Fan Academy and Hyäryllistä – Everything Useful 7.2.–24.5​.2020

  • Hyäryllistä artist meeting on Saturday, 29 February at 2 pm.
  • WAM is open Tue, Fri-Sun 10am-5pm, Wed-Thu 11am-8pm.
  • wam.fi/en

Camp and public figures

The exhibition includes Nygren’s videos, as well as manuscripts for movies, sketches, portfolios, drawings, and paintings from the early days of her career to this day.

Nygren lives and works in Turku. She has been making videos and films since the late 1970s, first with a ciné film camera and later with a video camera. Her first actual video work, called Rakkaudesta rocktähteen, is from 1982. In her pieces, Nygren reflects on important and serious themes, but they also include plenty of hearty DIY spirit, sharp humour, self-irony and criticism of popular culture.
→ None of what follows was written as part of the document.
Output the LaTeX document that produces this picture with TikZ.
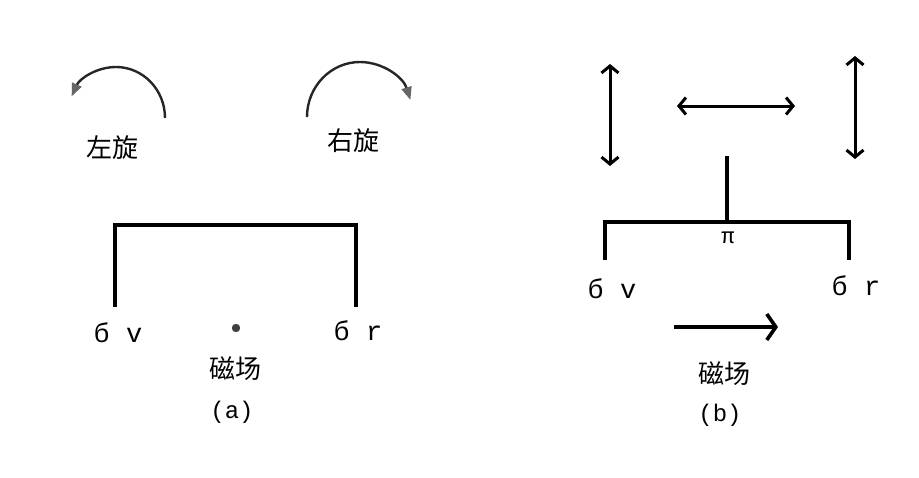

Nygren is not trying to seek approval through technical quality, and the camp spirit is an essential factor in her production. She often uses public figures or figures from popular culture, and her works have featured Margaret Thatcher, Hillary Clinton, Joan Collins and Renny Harlin, to name a few.

 

30 years of collective thinking

The artist group Hyäryllistä engages in collective thought and plays in their works with forms, materials and images to achieve humorous, quirky takes on reality.

Hyäryllistä have been working together for an impressive 30 years. The group members Jouko Korkeasaari, Sari Koski-Vähälä, Heli Kurunsaari and Harri Lukkari met at the Liminka School of Arts in the early 1990s. For many years, the group members lived and worked in Turku, where they also shared a workroom on Aninkaistenkatu.

During their shared journey, the artists have made it their principle to make by hand and keep the work process slow. Their works merge the joy of thinking and doing together, and in contrast also blend in comments on the ever-accelerating rate of consumption. Through their work, Hyäryllistä addresses the foolishness of excess and consumerism and how we without question accept frivolous consumption as a part of life. The name of the group refers to the Finnish word for useful and parodies the usefulness of making and producing things.

All the members also work as individual artists, and the objective of their shared work is to combine their individual styles seamless to make coherent entities. The group members’ different perspectives and strengths come together organically in their cooperative pieces. Today, Hyäryllistä mostly creates spatial installations where everyday materials and objects are linked together in various ways to become something entirely different – often quite humorous.